====== Dataset rows ======
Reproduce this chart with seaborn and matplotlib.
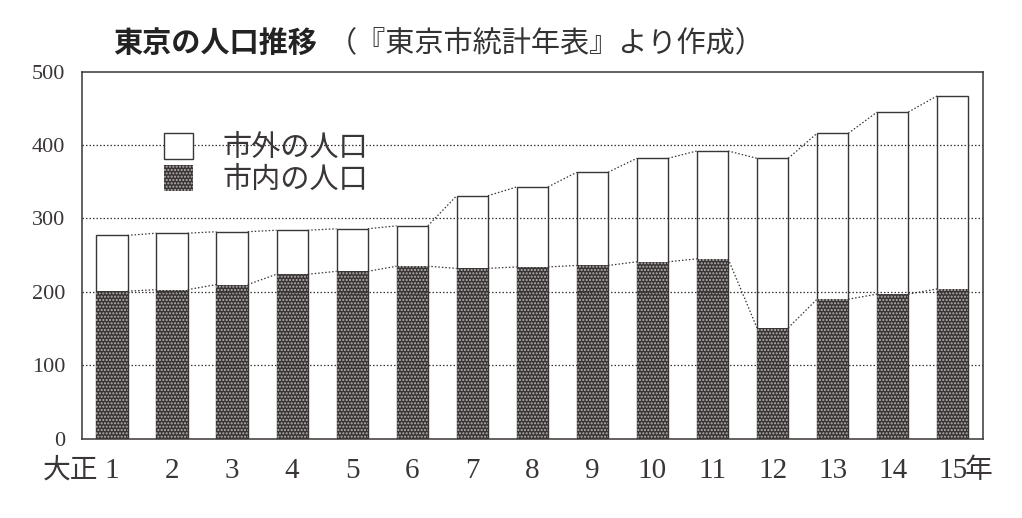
import numpy as np
import pandas as pd
import matplotlib
matplotlib.use("Agg")
import matplotlib.pyplot as plt
import matplotlib.patches as mpatches
import matplotlib.transforms as mtransforms
import seaborn as sns

# 大正1年〜15年 (単位: 万人)
years = ["1", "2", "3", "4", "5", "6", "7", "8", "9", "10", "11", "12", "13", "14", "15"]
inner = [201, 203, 210, 224, 228, 235, 232, 234, 236, 241, 245, 151, 190, 197, 204]   # 市内の人口
outer = [76, 77, 72, 60, 58, 55, 99, 109, 127, 141, 147, 231, 226, 248, 263]        # 市外の人口
yticks = [0, 100, 200, 300, 400, 500]

total = [a + b for a, b in zip(inner, outer)]
df = pd.DataFrame({"year": years, "inner": inner, "total": total})

sns.set_style("white")
plt.rcParams["font.family"] = ["Liberation Serif", "Noto Sans CJK JP", "DejaVu Sans"]
plt.rcParams["hatch.linewidth"] = 1.0

ink = "#3a3636"
bw = 0.52

fig = plt.figure(figsize=(10.22, 5.18), dpi=100)
ax = fig.add_axes([0.0802, 0.1531, 0.8814, 0.7085])

sns.barplot(data=df, x="year", y="total", color="white", width=bw,
            edgecolor=ink, linewidth=1.0, saturation=1, ax=ax)
n = len(ax.patches)
sns.barplot(data=df, x="year", y="inner", color="#3a3535", width=bw,
            edgecolor="#b8b3b3", linewidth=0, saturation=1, ax=ax)
for p in ax.patches[n:]:
    p.set_hatch(".....")

# 棒の上端を結ぶ点線
for vals in (total, inner):
    for i in range(len(vals) - 1):
        ax.plot([i + bw / 2, i + 1 - bw / 2], [vals[i], vals[i + 1]],
                color=ink, linestyle=(0, (1.2, 1.6)), linewidth=0.9, zorder=4)

ax.set_ylim(0, 500)
ax.set_xlim(-0.5, len(years) - 0.5)
ax.set_yticks(yticks)
ax.set_yticklabels([str(v) for v in yticks], fontsize=16, color=ink)
ax.set_xticks(range(len(years)))
ax.set_xticklabels(years, fontsize=21, color=ink)
ax.tick_params(axis="both", length=0)
ax.tick_params(axis="y", pad=12)
ax.tick_params(axis="x", pad=14)
ax.set_xlabel("")
ax.set_ylabel("")

for v in yticks[1:-1]:
    ax.axhline(v, color=ink, linestyle=(0, (1.2, 1.6)), linewidth=0.9, zorder=3)

for s in ax.spines.values():
    s.set_color(ink)
    s.set_linewidth(1.1)
    s.set_visible(True)

trans = mtransforms.blended_transform_factory(ax.transData, ax.transAxes)
ax.text(-0.22, -0.085, "大正", transform=trans, ha="right", va="center",
        fontsize=20, color=ink, family=["Noto Sans CJK JP"])
ax.text(14.2, -0.085, "年", transform=trans, ha="left", va="center",
        fontsize=20, color=ink, family=["Noto Sans CJK JP"])

handles = [
    mpatches.Patch(facecolor="white", edgecolor=ink, linewidth=1.0, label="市外の人口"),
    mpatches.Patch(facecolor="#3a3535", edgecolor="#b8b3b3", linewidth=0, hatch=".....", label="市内の人口"),
]
ax.legend(handles=handles, loc="upper left", bbox_to_anchor=(0.062, 0.905), frameon=False,
          handlelength=1.0, handleheight=1.0, handletextpad=1.0, labelspacing=0.08,
          prop={"family": "Noto Sans CJK JP", "size": 21}, labelcolor=ink)

fig.text(113 / 1022, 1 - 43 / 518, "東京の人口推移", ha="left", va="center",
         fontsize=21, fontweight="bold", color="#222", family=["Noto Sans CJK JP"])
fig.text(328 / 1022, 1 - 43 / 518, "（『東京市統計年表』より作成）", ha="left", va="center",
         fontsize=21, color="#333", family=["Noto Sans CJK JP"])

fig.savefig("out.png", dpi=100, facecolor="white")
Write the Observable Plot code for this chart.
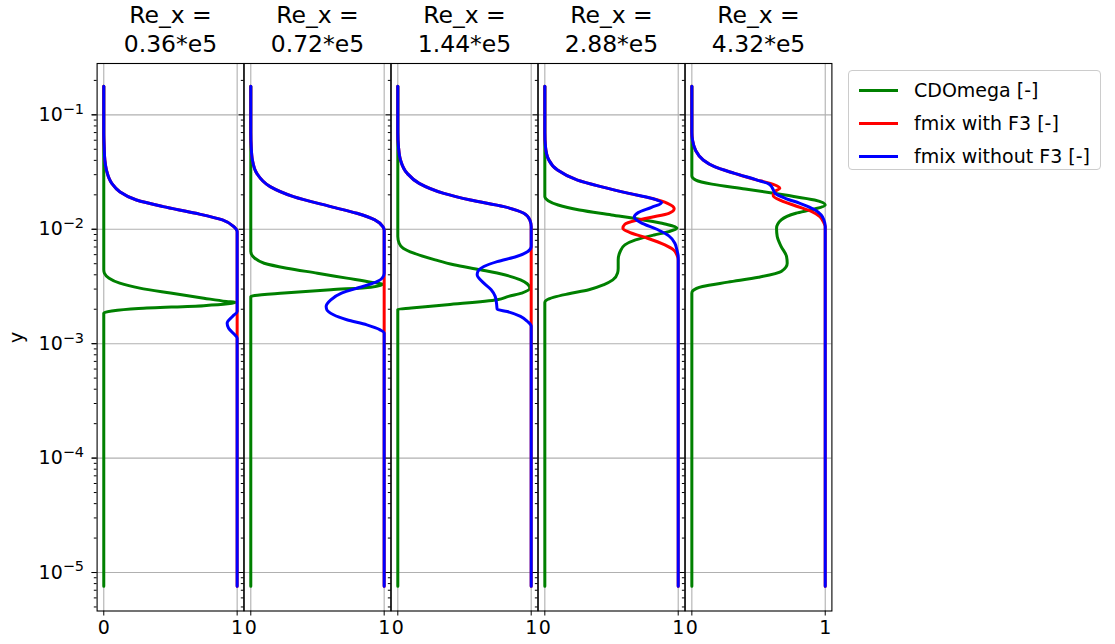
<!DOCTYPE html>
<html><head><meta charset="utf-8">
<script src="https://cdn.jsdelivr.net/npm/d3@7"></script>
<script src="https://cdn.jsdelivr.net/npm/@observablehq/plot@0.6"></script>
<style>
body{margin:0;background:#fff;font-family:"DejaVu Sans",sans-serif;}
#wrap{position:relative;width:1115px;height:644px;overflow:hidden;}
#legend{position:absolute;left:848px;top:70px;width:251px;height:98px;border:1px solid #cccccc;border-radius:4px;background:rgba(255,255,255,0.8);font-size:19px;color:#000;}
.item{position:absolute;left:10px;height:24px;display:flex;align-items:center;white-space:nowrap;}
.swatch{width:39px;height:0;border-top:3px solid;margin-right:16px;}
</style></head><body><div id="wrap"><div id="legend"></div></div>
<script>
// Panels (facets) and series
const panels = ["0.36*e5", "0.72*e5", "1.44*e5", "2.88*e5", "4.32*e5"];
const seriesNames = ["CDOmega [-]", "fmix with F3 [-]", "fmix without F3 [-]"];
const seriesColors = ["green", "red", "blue"];
const xTicks = [0, 1];
const yMajor = [1e-5, 1e-4, 1e-3, 1e-2, 1e-1];
const yMinor = [5e-6, 6e-6, 7e-6, 8e-6, 9e-6,
  2e-5, 3e-5, 4e-5, 5e-5, 6e-5, 7e-5, 8e-5, 9e-5,
  2e-4, 3e-4, 4e-4, 5e-4, 6e-4, 7e-4, 8e-4, 9e-4,
  2e-3, 3e-3, 4e-3, 5e-3, 6e-3, 7e-3, 8e-3, 9e-3,
  2e-2, 3e-2, 4e-2, 5e-2, 6e-2, 7e-2, 8e-2, 9e-2, 2e-1];

// Profiles as [y, value] pairs
// Re_x = 0.36e5
const cd1 = [[0.178,0],[0.00442,0],[0.00413,0.005],[0.00374,0.04],[0.00338,0.12],[0.00306,0.27],[0.00277,0.5],[0.0025,0.75],[0.00234,0.92],[0.00229,0.99],[0.00223,0.93],[0.00215,0.75],[0.00203,0.26],[0.00193,0.06],[0.00185,0],[7.6e-6,0]];
const fw1 = [[0.178,0],[0.07,0],[0.0526,0.003],[0.0403,0.008],[0.0329,0.02],[0.0252,0.06],[0.0213,0.12],[0.018,0.245],[0.01577,0.445],[0.01379,0.69],[0.01206,0.89],[0.01055,0.975],[0.00954,1],[7.6e-6,1]];
const fo1 = [[0.178,0],[0.07,0],[0.0526,0.003],[0.0403,0.008],[0.0329,0.02],[0.0252,0.06],[0.0213,0.12],[0.018,0.245],[0.01577,0.445],[0.01379,0.69],[0.01206,0.89],[0.01055,0.975],[0.00954,1],[0.00191,1],[0.00173,0.965],[0.00151,0.925],[0.00137,0.935],[0.00122,0.975],[0.00112,1],[7.6e-6,1]];
// Re_x = 0.72e5
const cd2 = [[0.178,0],[0.00639,0],[0.00558,0.03],[0.00505,0.1],[0.00457,0.27],[0.00413,0.5],[0.00374,0.72],[0.00345,0.9],[0.0033,0.99],[0.00312,0.9],[0.00296,0.6],[0.00277,0.25],[0.00264,0.03],[0.00259,0],[7.6e-6,0]];
const fw2 = [[0.178,0],[0.07,0],[0.0526,0.003],[0.0403,0.012],[0.0308,0.045],[0.0236,0.145],[0.0193,0.32],[0.01577,0.6],[0.01379,0.795],[0.01206,0.93],[0.01055,0.99],[0.00987,1],[7.6e-6,1]];
const fo2 = [[0.178,0],[0.07,0],[0.0526,0.003],[0.0403,0.012],[0.0308,0.045],[0.0236,0.145],[0.0193,0.32],[0.01577,0.6],[0.01379,0.795],[0.01206,0.93],[0.01055,0.99],[0.00987,1],[0.00413,1],[0.00374,0.985],[0.0035,0.95],[0.00316,0.84],[0.00277,0.68],[0.00242,0.6],[0.00212,0.565],[0.00198,0.57],[0.00179,0.62],[0.00162,0.72],[0.00146,0.87],[0.00132,0.97],[0.00124,1],[7.6e-6,1]];
// Re_x = 1.44e5
const cd3 = [[0.178,0],[0.00863,0],[0.00755,0.01],[0.00683,0.04],[0.00618,0.12],[0.0054,0.28],[0.00489,0.42],[0.00442,0.62],[0.004,0.8],[0.00361,0.92],[0.00334,0.97],[0.00306,0.99],[0.00277,0.93],[0.00259,0.83],[0.00242,0.745],[0.00219,0.37],[0.00205,0.1],[0.002,0],[7.6e-6,0]];
const fw3 = [[0.178,0],[0.07,0],[0.0526,0.005],[0.0403,0.02],[0.0308,0.07],[0.0252,0.16],[0.0206,0.345],[0.018,0.545],[0.01577,0.795],[0.01379,0.945],[0.01206,0.99],[0.01055,1],[7.6e-6,1]];
const fo3 = [[0.178,0],[0.07,0],[0.0526,0.005],[0.0403,0.02],[0.0308,0.07],[0.0252,0.16],[0.0206,0.345],[0.018,0.545],[0.01577,0.795],[0.01379,0.945],[0.01206,0.99],[0.01055,1],[0.00706,1],[0.00639,0.975],[0.00578,0.89],[0.00522,0.745],[0.00473,0.645],[0.00427,0.6],[0.004,0.595],[0.00338,0.645],[0.00296,0.7],[0.00259,0.73],[0.00226,0.74],[0.002,0.745],[0.00191,0.82],[0.00173,0.92],[0.00157,0.97],[0.00142,1],[7.6e-6,1]];
// Re_x = 2.88e5
const cd4 = [[0.178,0],[0.0193,0],[0.01778,0.025],[0.0163,0.1],[0.01475,0.26],[0.01334,0.5],[0.01206,0.74],[0.01113,0.9],[0.0102,0.99],[0.00954,0.93],[0.00892,0.82],[0.00807,0.68],[0.0073,0.6],[0.00639,0.565],[0.0054,0.55],[0.00457,0.55],[0.00413,0.545],[0.00361,0.51],[0.00327,0.44],[0.00296,0.33],[0.00273,0.18],[0.00255,0.07],[0.00239,0.01],[0.00229,0],[7.6e-6,0]];
const fw4 = [[0.178,0],[0.07,0],[0.0526,0.005],[0.0403,0.03],[0.0329,0.095],[0.0269,0.245],[0.0236,0.42],[0.0206,0.63],[0.01864,0.8],[0.01686,0.92],[0.01514,0.97],[0.01379,0.93],[0.01274,0.8],[0.01191,0.68],[0.01105,0.6],[0.0102,0.585],[0.00935,0.64],[0.00835,0.77],[0.0073,0.9],[0.00661,0.965],[0.00597,0.99],[0.0054,1],[7.6e-6,1]];
const fo4 = [[0.178,0],[0.07,0],[0.0526,0.005],[0.0403,0.03],[0.0329,0.095],[0.0269,0.245],[0.0236,0.42],[0.0206,0.63],[0.01864,0.8],[0.01708,0.875],[0.01556,0.8],[0.01397,0.7],[0.01274,0.67],[0.01143,0.72],[0.01,0.84],[0.00875,0.93],[0.00755,0.975],[0.00661,0.99],[0.00578,1],[7.6e-6,1]];
// Re_x = 4.32e5
const cd5 = [[0.178,0],[0.0292,0],[0.0269,0.03],[0.0248,0.15],[0.0225,0.4],[0.0199,0.7],[0.018,0.92],[0.0163,1.0],[0.01494,0.91],[0.01379,0.78],[0.01206,0.67],[0.0102,0.635],[0.00863,0.64],[0.00706,0.67],[0.00578,0.71],[0.00505,0.715],[0.00427,0.67],[0.00381,0.5],[0.00345,0.27],[0.00316,0.08],[0.00292,0.01],[0.00277,0],[7.6e-6,0]];
const fw5 = [[0.178,0],[0.07,0],[0.0601,0.005],[0.0492,0.027],[0.0403,0.085],[0.0352,0.17],[0.0308,0.32],[0.0269,0.49],[0.0257,0.56],[0.0239,0.64],[0.0228,0.66],[0.0213,0.62],[0.01966,0.61],[0.01778,0.67],[0.01598,0.78],[0.01426,0.9],[0.0129,0.96],[0.01166,0.985],[0.01055,1],[7.6e-6,1]];
const fo5 = [[0.178,0],[0.07,0],[0.0601,0.005],[0.0492,0.027],[0.0403,0.085],[0.0352,0.17],[0.0308,0.32],[0.0269,0.49],[0.0248,0.58],[0.0228,0.605],[0.0206,0.625],[0.01864,0.7],[0.01686,0.81],[0.01475,0.925],[0.01334,0.97],[0.01206,0.99],[0.01055,1],[7.6e-6,1]];

const cdomega = [cd1, cd2, cd3, cd4, cd5];
const fmixWith = [fw1, fw2, fw3, fw4, fw5];
const fmixWithout = [fo1, fo2, fo3, fo4, fo5];
const seriesData = [cdomega, fmixWith, fmixWithout];

function rowsOf(series) {
  return panels.flatMap((p, i) => series[i].map(([y, x]) => ({panel: p, y, x})));
}

const lineMarks = seriesData.map((s, k) =>
  Plot.line(rowsOf(s), {x: "x", y: "y", fx: "panel", stroke: seriesColors[k], strokeWidth: 3, curve: "monotone-y"})
);

const chart = Plot.plot({
  width: 1115, height: 644,
  marginTop: 63, marginBottom: 33.5, marginLeft: 96.6, marginRight: 283.6,
  style: {fontFamily: "'DejaVu Sans', sans-serif", color: "black", background: "white", overflow: "visible"},
  fx: {domain: panels, padding: 0.002, round: false, axis: null, label: null},
  x: {domain: [-0.05, 1.05], axis: null},
  y: {type: "log", domain: [4.61e-6, 0.281], axis: null},
  marks: [
    Plot.gridY(yMajor, {stroke: "#b0b0b0", strokeOpacity: 1, strokeWidth: 1.1}),
    Plot.gridX(xTicks, {stroke: "#b0b0b0", strokeOpacity: 1, strokeWidth: 1.1}),
    ...lineMarks,
    Plot.frame({stroke: "black", strokeWidth: 1.1}),
    Plot.axisY(yMajor, {tickSize: 5, tickPadding: 8, tickFormat: d => "10^" + Math.round(Math.log10(d)), label: "y", labelAnchor: "center", labelArrow: "none", labelOffset: 88}),
    Plot.axisY(yMajor, {tickSize: 5, tickFormat: () => "", facetAnchor: null, label: null}),
    Plot.axisY(yMinor, {tickSize: 2.8, tickFormat: () => "", facetAnchor: null, label: null}),
    Plot.axisX(xTicks, {tickSize: 5, tickPadding: 4, tickFormat: d => String(d), label: null, facetAnchor: null}),
    Plot.text(panels, {fx: d => d, text: d => "Re_x =\n" + d, frameAnchor: "top", lineAnchor: "bottom", dy: -11.6, fontSize: 23.5, lineHeight: 1.22})
  ]
});

const wrap = document.getElementById("wrap");
wrap.insertBefore(chart, wrap.firstChild);

// axis text: size, mathtext-like superscripts on log labels
d3.select(chart).selectAll("text").each(function() {
  const s = this.textContent;
  if (s.includes("Re_x")) return;
  this.setAttribute("font-size", "19");
  this.style.fontSize = "19px";
  if (!/^10\^-?\d+$/.test(s)) return;
  const [base, exp] = s.split("^");
  const t = d3.select(this);
  t.text(null);
  t.append("tspan").text(base);
  t.append("tspan").attr("dy", "-0.5em").style("font-size", "14.5px").text(exp.replace("-", "\u2212"));
});

// Legend
const legend = document.getElementById("legend");
const rowCenters = [19, 52, 85];
seriesNames.forEach((name, k) => {
  const item = document.createElement("div");
  item.className = "item";
  item.style.top = (rowCenters[k] - 12) + "px";
  const sw = document.createElement("span");
  sw.className = "swatch";
  sw.style.borderTopColor = seriesColors[k];
  const tx = document.createElement("span");
  tx.textContent = name;
  item.appendChild(sw); item.appendChild(tx);
  legend.appendChild(item);
});
</script>
</body></html>
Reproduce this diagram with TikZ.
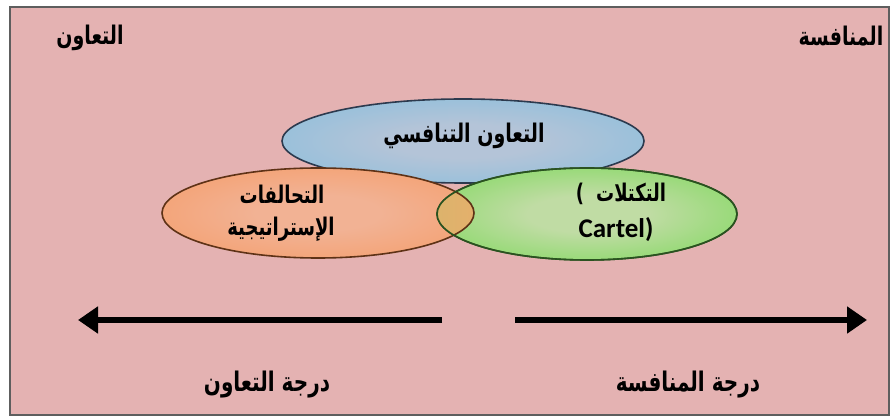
\documentclass[tikz,border=0pt]{standalone}
\usepackage{fontspec}
\usepackage{graphicx}
\setmainfont{DejaVu Sans}
\newfontfamily\arabicfont[Script=Arabic]{DejaVu Sans}
\newfontfamily\latinfont{Carlito}
\TeXXeTstate=1
\newcommand\tallar[1]{\scalebox{1}[1.35]{#1}}
\usetikzlibrary{shapes.geometric,arrows.meta}
\definecolor{bgpink}{HTML}{E4B2B2}
\definecolor{framegray}{HTML}{5E5E5E}
\definecolor{blueedge}{HTML}{88BEDC}
\definecolor{bluemid}{HTML}{B4C4D8}
\definecolor{blueline}{HTML}{2C3A4E}
\definecolor{orangeedge}{HTML}{F49C68}
\definecolor{orangemid}{HTML}{F2B294}
\definecolor{orangeline}{HTML}{5E3216}
\definecolor{greenedge}{HTML}{7CD85A}
\definecolor{greenmid}{HTML}{C0DCA4}
\definecolor{greenline}{HTML}{2A5220}
\definecolor{lensgreen}{HTML}{A4C870}
\definecolor{lensorange}{HTML}{E4B06C}
\pgfdeclareradialshading{blueglow}{\pgfpoint{0bp}{0bp}}{color(0bp)=(bluemid); color(10bp)=(bluemid); color(36bp)=(blueedge); color(50bp)=(blueedge)}
\pgfdeclareradialshading{orangeglow}{\pgfpoint{0bp}{0bp}}{color(0bp)=(orangemid); color(10bp)=(orangemid); color(36bp)=(orangeedge); color(50bp)=(orangeedge)}
\pgfdeclareradialshading{greenglow}{\pgfpoint{0bp}{0bp}}{color(0bp)=(greenmid); color(10bp)=(greenmid); color(36bp)=(greenedge); color(50bp)=(greenedge)}
\begin{document}
\begin{tikzpicture}[x=1pt,y=-1pt,
  bubble/.style={ellipse, line width=1.6pt, inner sep=0pt},
  lbl/.style={font=\arabicfont\bfseries\fontsize{19}{22}\selectfont, inner sep=0pt},
  bigarrow/.style={line width=6pt, -{Triangle[length=20pt,width=26pt]}}]
\useasboundingbox (0,0) rectangle (893,419);
\fill[white] (0,0) rectangle (893,419);
\draw[framegray, line width=1.6pt, fill=bgpink] (10,7) rectangle (889,415);
% corner labels
\node[lbl] (coopTop) at (90,38) {\tallar{\beginR التعاون\endR}};
\node[lbl] (compTop) at (841,36) {\tallar{\beginR المنافسة\endR}};
% ellipses
\node[bubble, draw=blueline, shading=blueglow, minimum width=362pt, minimum height=84pt] (coop) at (463,141) {};
\node[bubble, draw=orangeline, shading=orangeglow, minimum width=312pt, minimum height=90pt] (alli) at (318,213) {};
\node[bubble, draw=greenline, shading=greenglow, minimum width=300pt, minimum height=92pt] (cart) at (587,214) {};
% overlap lens of the two lower ellipses
\begin{scope}
  \clip (587,214) ellipse [x radius=150, y radius=46];
  \shade[left color=lensgreen, right color=lensorange] (318,213) ellipse [x radius=156, y radius=45];
  \draw[orangeline, line width=1.6pt] (318,213) ellipse [x radius=156, y radius=45];
\end{scope}
\draw[greenline, line width=1.6pt] (587,214) ellipse [x radius=150, y radius=46];
% texts
\node[lbl] (coopT) at (464,136) {\tallar{\beginR التعاون التنافسي\endR}};
\node[lbl, font=\arabicfont\bfseries\fontsize{18}{22}\selectfont] (alliT1) at (282,194) {\tallar{\beginR التحالفات\endR}};
\node[lbl, font=\arabicfont\bfseries\fontsize{18}{22}\selectfont] (alliT2) at (281,229) {\tallar{\beginR الإستراتيجية\endR}};
\node[lbl, font=\arabicfont\bfseries\fontsize{18}{22}\selectfont] (cartT1) at (621,194) {\tallar{)\hspace{12pt}\beginR التكتلات\endR}};
\node[inner sep=0pt, font=\latinfont\bfseries\fontsize{27}{30}\selectfont] (cartT2) at (616,230) {Cartel)};
% arrows
\coordinate (la1) at (442,320);
\coordinate (la2) at (78,320);
\coordinate (ra1) at (515,320);
\coordinate (ra2) at (867,320);
\draw[bigarrow] (la1) -- (la2);
\draw[bigarrow] (ra1) -- (ra2);
% bottom labels
\node[lbl, font=\arabicfont\bfseries\fontsize{20}{22}\selectfont] (coopDeg) at (267,385) {\tallar{\beginR درجة التعاون\endR}};
\node[lbl, font=\arabicfont\bfseries\fontsize{20}{22}\selectfont] (compDeg) at (688,385) {\tallar{\beginR درجة المنافسة\endR}};
\end{tikzpicture}
\end{document}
======
- **Work required**
Find the lines of the material that hold the word "seaborn" and report their count alone.

- **The response**
2